It’s time for Gov. Kasich to man up


In the words of the patron saint of the Republican Party, Ronald Reagan, “There you go again” — Governor John Kasich.

In 1980, Reagan, the Republican nominee for president, used that phrase numerous times in his debates with Democratic President Jimmy Carter. It was a strategy designed to disarm Carter whenever the president tried to point out his challenger’s shortcomings.

Today, the phrase is being applied to Republican Kasich in a similar effort: To disarm him in his continuing attempt to denigrate his predecessor, Democrat Ted Strickland, with regard to the auto industry in Ohio.

Last week, in announcing that Chrysler Corp. will invest $365 million in the expansion of its Toledo Assembly complex and that Republic Steel will shell out $85 million to upgrade its manufacturing plant in Lorain, the first-year governor couldn’t help himself.

“I went up to Detroit after the election and I had one of the big car executives shaking his finger at me about how Ohio is failing, Ford is going to invest a billion in Ohio, $2 billion in Michigan. Everybody else is beneath us.

“Chrysler is going to have more things to say. Stay tuned. And General Motors, they like their plant. They upgraded it. Advanced manufacturing may be alive and well in the state of Ohio. We need to focus on it, and we need to bring it back.”

Kasich’s comments appeared in a story by Jim Provance, chief of the Toledo Blade’s Columbus bureau.
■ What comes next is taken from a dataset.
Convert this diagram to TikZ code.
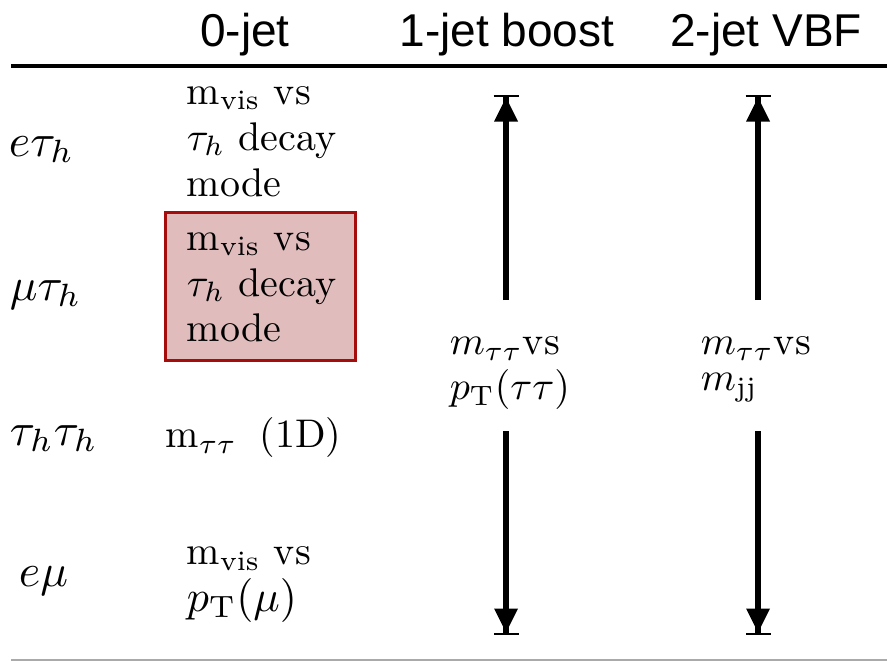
\documentclass[tikz,border=0pt]{standalone}
\usepackage{fontspec}
\newfontfamily\hdrfont{Liberation Sans}
\usetikzlibrary{arrows.meta}
\definecolor{boxfill}{RGB}{225,188,189}
\definecolor{boxline}{RGB}{165,12,12}
\definecolor{ruleg}{RGB}{170,170,170}
\tikzset{
  hdr/.style={font=\hdrfont\fontsize{46}{50}\selectfont, anchor=base, inner sep=0pt},
  rowlab/.style={font=\fontsize{10}{12}\selectfont, anchor=base west, inner sep=0pt, scale=4.6},
  cell/.style={font=\fontsize{10}{12}\selectfont, anchor=base west, inner sep=0pt, scale=4.0},
  redbox/.style={draw=boxline, fill=boxfill, line width=3pt, minimum width=190pt, minimum height=148pt, inner sep=0pt},
  arr/.style={line width=5.5pt, -{Triangle[width=24pt,length=24pt,line width=0pt,sep=0pt]Bar[width=25pt,line width=2.5pt]}},
}
\begin{document}
\begin{tikzpicture}[x=1pt,y=-1pt]
\useasboundingbox (0,0) rectangle (887,661);
% headers
\node[hdr] (h0) at (245,47) {0-jet};
\node[hdr] (h1) at (507,47) {1-jet boost};
\node[hdr] (h2) at (766,47) {2-jet VBF};
\coordinate (tl) at (11,66);
\coordinate (tr) at (887,66);
\draw[line width=4.5pt] (tl) -- (tr);
\coordinate (bl) at (11,659.5);
\coordinate (br) at (887,659.5);
\draw[ruleg, line width=2pt] (bl) -- (br);
% row labels
\node[rowlab] (r1) at (8,156) {$e\tau_h$};
\node[rowlab] (r2) at (9,300) {$\mu\tau_h$};
\node[rowlab] (r3) at (9,445) {$\tau_h\tau_h$};
\node[rowlab] (r4) at (18,586) {$e\mu$};
% 0-jet column
\node[cell] (c1a) at (186,104) {$\mathrm{m_{vis}}$ vs};
\node[cell] (c1b) at (186,150) {$\tau_h$ decay};
\node[cell] (c1c) at (186,196) {mode};
\node[redbox] (box) at (260,286) {};
\node[cell] (c2a) at (186,250) {$\mathrm{m_{vis}}$ vs};
\node[cell] (c2b) at (186,296) {$\tau_h$ decay};
\node[cell] (c2c) at (186,341) {mode};
\node[cell] (c3) at (165,447) {$\mathrm{m}_{\tau\tau}$\hspace{5.6pt}(1D)};
\node[cell] (c4a) at (186,564) {$\mathrm{m_{vis}}$ vs};
\node[cell, scale=1.1] (c4b) at (186,611) {$p_\mathrm{T}(\mu)$};
% boosted / VBF labels
\node[cell] (b1a) at (449,354) {$m_{\tau\tau}$vs};
\node[cell] (b1b) at (449,399) {$p_\mathrm{T}(\tau\tau)$};
\node[cell] (v1a) at (700,354) {$m_{\tau\tau}$vs};
\node[cell] (v1b) at (700,390) {$m_\mathrm{jj}$};
% arrows
\coordinate (a1s) at (506,300);
\coordinate (a1t) at (506,95);
\coordinate (a1u) at (506,431);
\coordinate (a1b) at (506,635);
\coordinate (a2s) at (758,300);
\coordinate (a2t) at (758,95);
\coordinate (a2u) at (758,431);
\coordinate (a2b) at (758,635);
\draw[arr] (a1s) -- (a1t);
\draw[arr] (a1u) -- (a1b);
\draw[arr] (a2s) -- (a2t);
\draw[arr] (a2u) -- (a2b);
\end{tikzpicture}
\end{document}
Thus, the reaction from this writer, “There you go again” Mr. Kasich.

Ex-governor speaks

Nine months ago in this space, Strickland all but called his successor a liar for saying that top executives of General Motors, Chrysler and Ford told him they weren’t happy with the way they were treated by the previous administration.

“I heard words like noncompetitive,” the governor said in January after his meeting in Detroit with officials of the three companies. “I heard words like non-cooperative. I heard words like created a bad attitude and a bad impression. We are not viewed in that community as the most forward-looking state.”

Asked to respond, Strickland, who lost his bid for second four-year term in November 2010, didn’t hold back.

“I question his honesty in the way he’s presenting this. I just think it’s so inconsistent with my experience, my personal relationship I had with these individuals.”

And as was pointed out in the column of Jan. 30, the facts on the ground in the Mahoning Valley certainly don’t back up Kasich’s claim about the auto industry’s negative impression of Ohio.

During Strickland’s tenure, General Motors chose its Lordstown assembly plant over several around the country to manufacture the Chevrolet Cruze, its latest offering in the highly competitive compact car market. The company spent more than $350 million upgrading the plant. This, after it had invested $1 billion several years ago to prepare the plant for the highly successful Chevrolet Cobalt and the Pontiac G5.

The decision to build the Cruze in the Valley has paid off handsomely for General Motors. It is the top selling compact car in the nation, and the auto maker is so confident of the continued performance of the plant that it has decided to build the diesel version of the Cruze in the Valley.

Major investment

Likewise, during Strickland’s tenure, the French multinational corporation, Vallourec, announced a $650 million investment in the Valley for a state-of-the-art steel pipe-making facility adjacent to its V&M Star plant in Youngstown.

The brand spanking new manufacturing plant along Route 422 certainly challenges the governor’s notion that nothing good was going on in Ohio before he took office in January.

Kasich, like other Republican politicians in Ohio and in Washington, opposed the federal government’s financial investment in General Motors and Chrysler to prevent them from total collapse.

It’s time for the governor and his GOP cohorts, at least in Ohio, to admit that they were wrong about the bailout.

As for the car company executives who gave Ohio such a negative review — pre-Kasich, of course — he should man up and identify them.